I have a pair of S4016's that I am trying to set up in a Active/Standby HA configuration. I have verified that all my interfaces and zones are identical. I follow the cluster creation wizard on the Primary successfully, and then I join the secondary device with the wizard (supposedly) successfully. But then I run cf cluster status on the primary and it confirms he is primary but the peer does not show. On the secondary firewall I run the same command. it reports that the primary is reporting down and that its not connected and that the secondary is acting primary. When I use the Check cluster status button on the admin console it tells me that my secondary is not part of the cluster. When I try and verify the interfaces via the admin console I get a unknown socket error when trying to view the secondary device. I am also concurrently logged in via ssh to each device so i know they are both up. Internet searchers have not returned any hits on the error messages i have received, Has any one else encountered this or similar errors that could help me figure out what is going wrong?
My first thought is that you have an explicit rule in the Access Control Rules for the 'entrelayd' service (called the "Enterprise Relay Server" at version 8). Go to your Rules and type the word "enter" in the Search box. Do you have a rule using this service? If you do you must delete it.
One other thing to check on both firewalls: login via SSH and run 'cat /secureos/etc/failover.conf' and go to the bottom of the file.
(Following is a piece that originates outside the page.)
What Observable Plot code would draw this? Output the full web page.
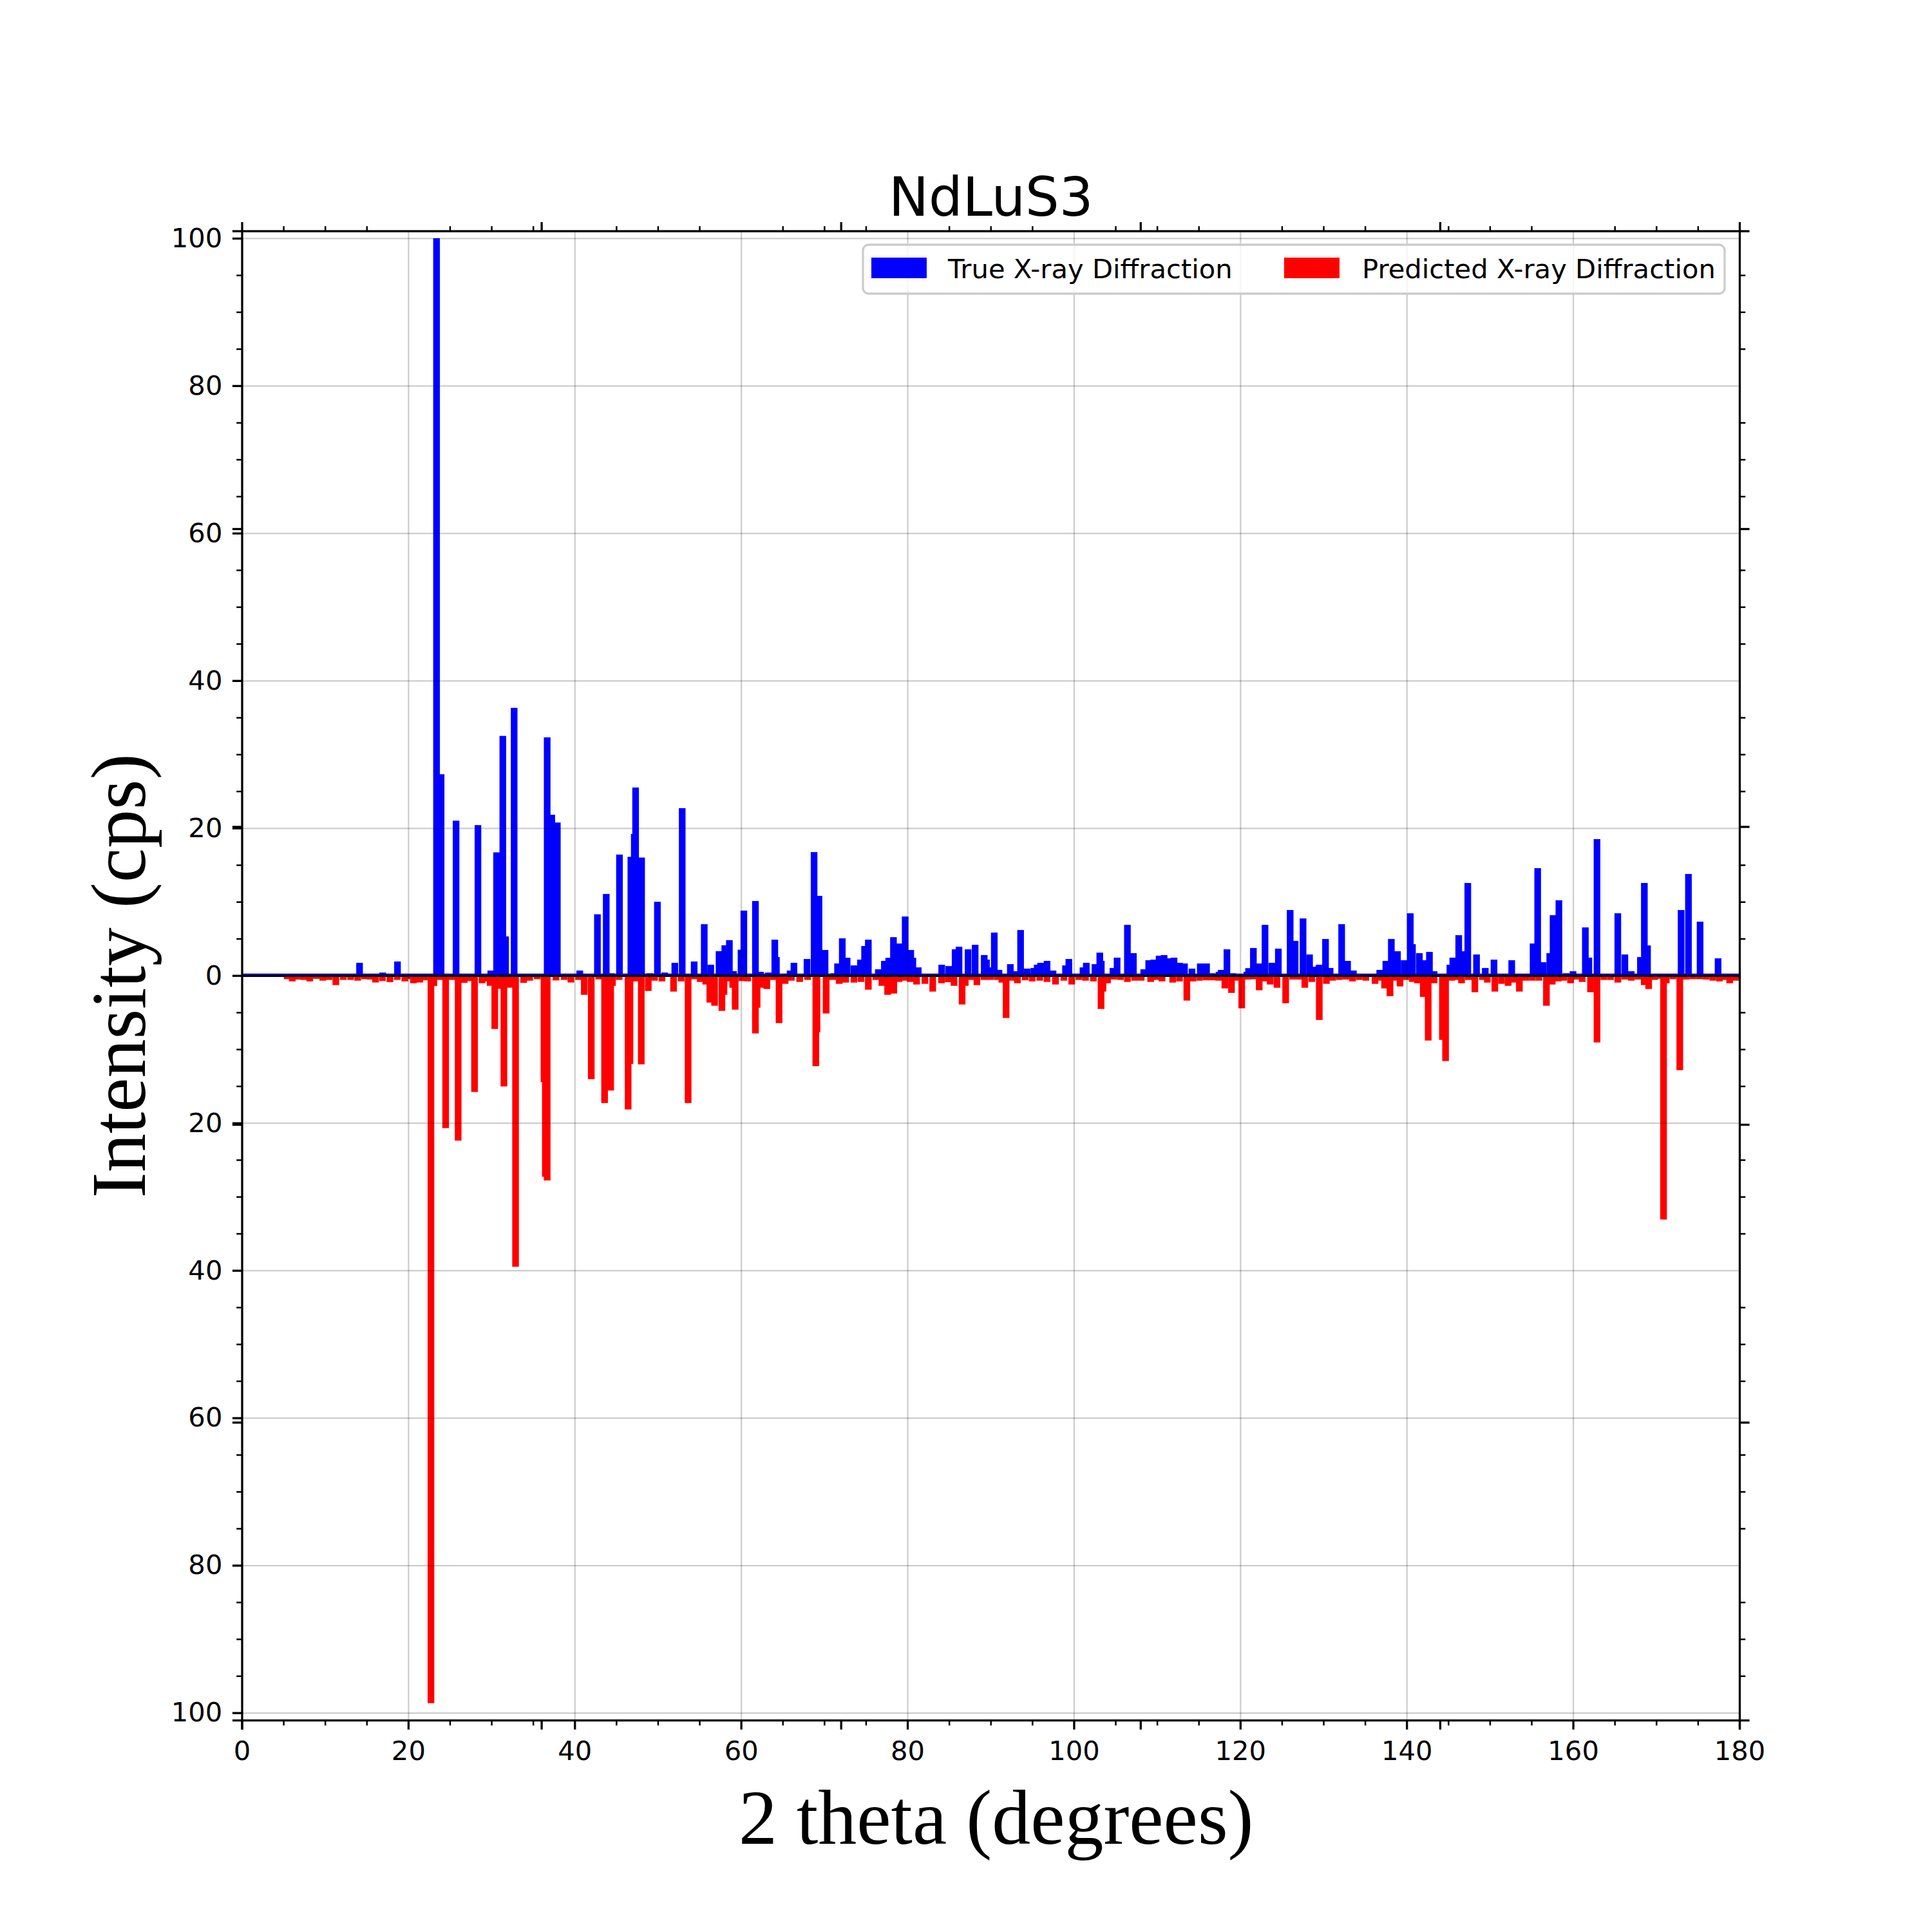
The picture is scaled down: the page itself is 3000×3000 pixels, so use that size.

There is a line there that says "key(SHA512 some_key)." Make sure both of them say "SHA512" and that one doesn't say "SHA1" instead.
Sliedl, thanks for the quick response. I just checked on both of your suggestions, I have no rules with the entrelayd service and a check of my failover.conf verified they are both at SHA512. One additional bit of info I just thought of. When we first tried this the hearbeat zone was a redundant lagg interface. I read that there was an issue with this in 8.0.0, even though Im currently using 8.3.2 ( i couldn't confirm but assumed this was fixed by now) I thought I would go back and break out the lagg and just use a single interface. But its the same problem. I did break up the HA pair before I made these interface changes, then re created the cluster. Could this have affected something?
There could be any number of things causing this and if there is some explicit error there will be an audit event on either the primary or the standby (or both).
If the firewalls are connected via a switch then the switch must be able to pass IGMP and it must not decrement the TTL (the TTL of the heartbeat is 1). If they are connected via a switch you can try connecting them with a cable (straight-through or crossover) to see if that fixes the issue. Also the heartbeat interface should not be VLANed.
We ended up finding a workaround if not the correct solution. In the Advanced interface options we removed the "Monitor Interface" check on the Heartbeat interface. This corrected our issue with the cluster not recognizing the secondary firewall was there. We also tested failover and restoral successfully. We still get occasional errors that the secondary is not responding when making configuration changes, but we believe that is a layer one issue with the hearbeat cable.